-------- Dataset

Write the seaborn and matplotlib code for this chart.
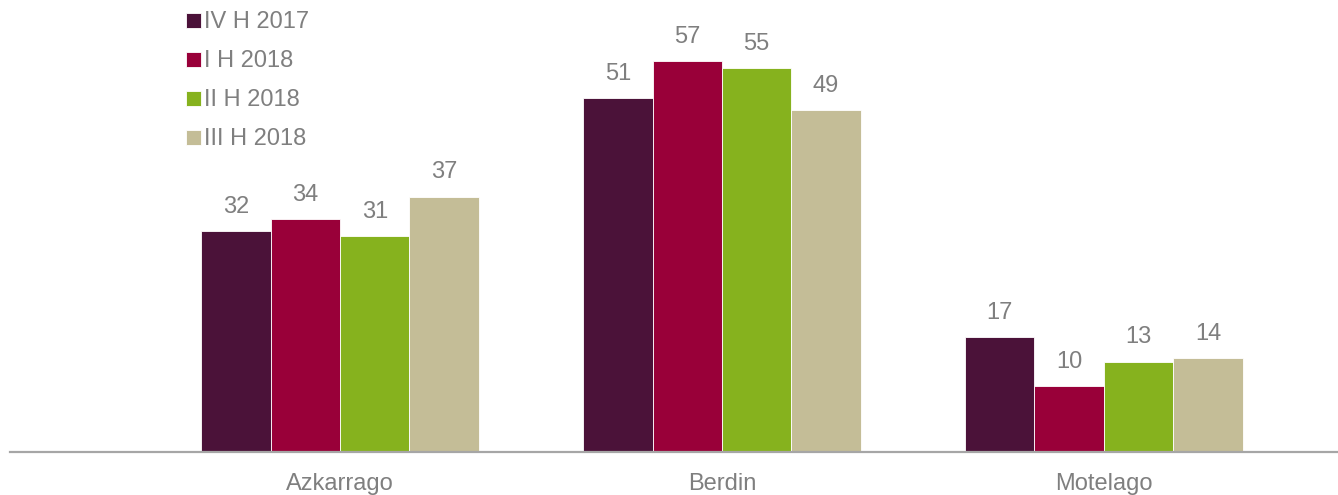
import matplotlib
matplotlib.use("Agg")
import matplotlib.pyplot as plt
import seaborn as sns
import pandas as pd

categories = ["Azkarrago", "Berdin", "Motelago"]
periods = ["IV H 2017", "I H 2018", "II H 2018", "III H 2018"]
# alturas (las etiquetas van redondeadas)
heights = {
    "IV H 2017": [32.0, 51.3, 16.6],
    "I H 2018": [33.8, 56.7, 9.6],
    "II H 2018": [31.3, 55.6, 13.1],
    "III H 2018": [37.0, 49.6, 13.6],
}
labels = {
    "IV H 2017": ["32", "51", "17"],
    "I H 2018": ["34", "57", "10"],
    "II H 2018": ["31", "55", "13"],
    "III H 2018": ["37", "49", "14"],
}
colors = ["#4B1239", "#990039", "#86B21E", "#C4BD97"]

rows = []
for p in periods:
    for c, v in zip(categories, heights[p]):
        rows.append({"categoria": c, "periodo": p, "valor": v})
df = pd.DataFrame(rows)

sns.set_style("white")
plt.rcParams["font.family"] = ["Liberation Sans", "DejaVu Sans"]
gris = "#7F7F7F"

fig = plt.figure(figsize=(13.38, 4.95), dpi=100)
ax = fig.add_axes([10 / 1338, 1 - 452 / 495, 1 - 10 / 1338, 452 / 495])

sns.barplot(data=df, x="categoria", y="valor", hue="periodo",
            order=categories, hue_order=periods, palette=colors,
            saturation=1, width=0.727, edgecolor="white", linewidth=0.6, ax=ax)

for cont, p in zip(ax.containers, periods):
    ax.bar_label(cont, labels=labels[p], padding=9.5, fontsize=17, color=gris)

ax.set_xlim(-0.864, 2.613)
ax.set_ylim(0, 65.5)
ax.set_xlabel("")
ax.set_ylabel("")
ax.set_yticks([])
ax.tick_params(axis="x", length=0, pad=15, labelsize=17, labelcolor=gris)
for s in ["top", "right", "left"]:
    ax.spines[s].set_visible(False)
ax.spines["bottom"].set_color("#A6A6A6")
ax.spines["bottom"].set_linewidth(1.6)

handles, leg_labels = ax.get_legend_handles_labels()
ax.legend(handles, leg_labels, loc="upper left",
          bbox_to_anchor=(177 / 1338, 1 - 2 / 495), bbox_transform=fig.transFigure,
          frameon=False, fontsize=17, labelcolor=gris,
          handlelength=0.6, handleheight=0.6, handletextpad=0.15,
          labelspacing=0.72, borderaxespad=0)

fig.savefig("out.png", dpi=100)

----------------
-------- Dataset

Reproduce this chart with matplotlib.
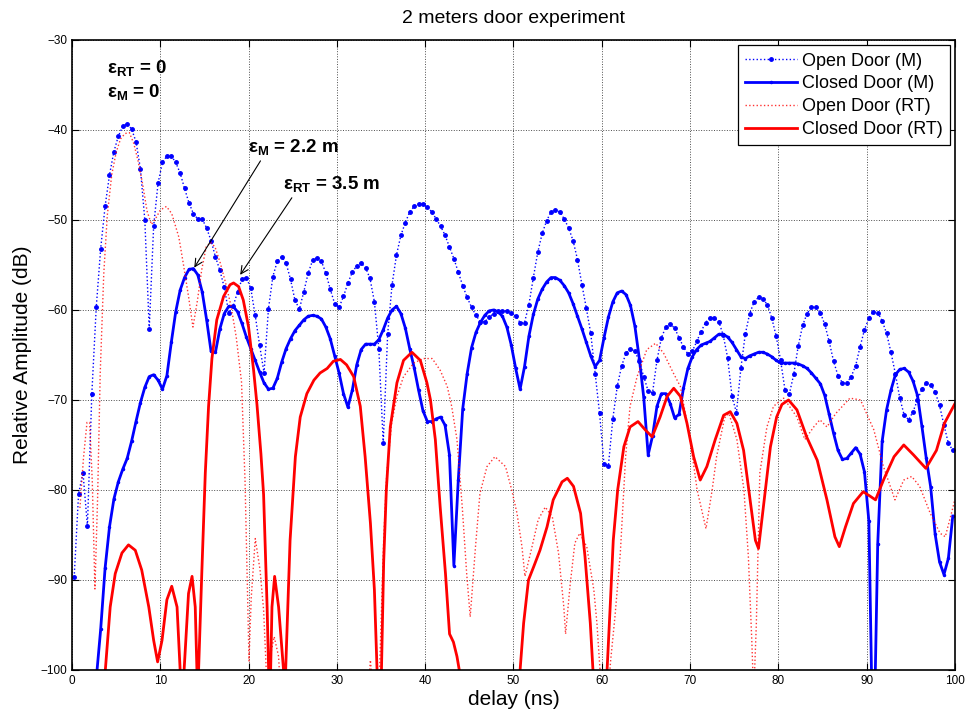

----------------

(Work to do)
Copy out all lines from the material above that contain the string "seaborn".

(Expected output)
Write the seaborn and matplotlib code for this chart.
import seaborn as sns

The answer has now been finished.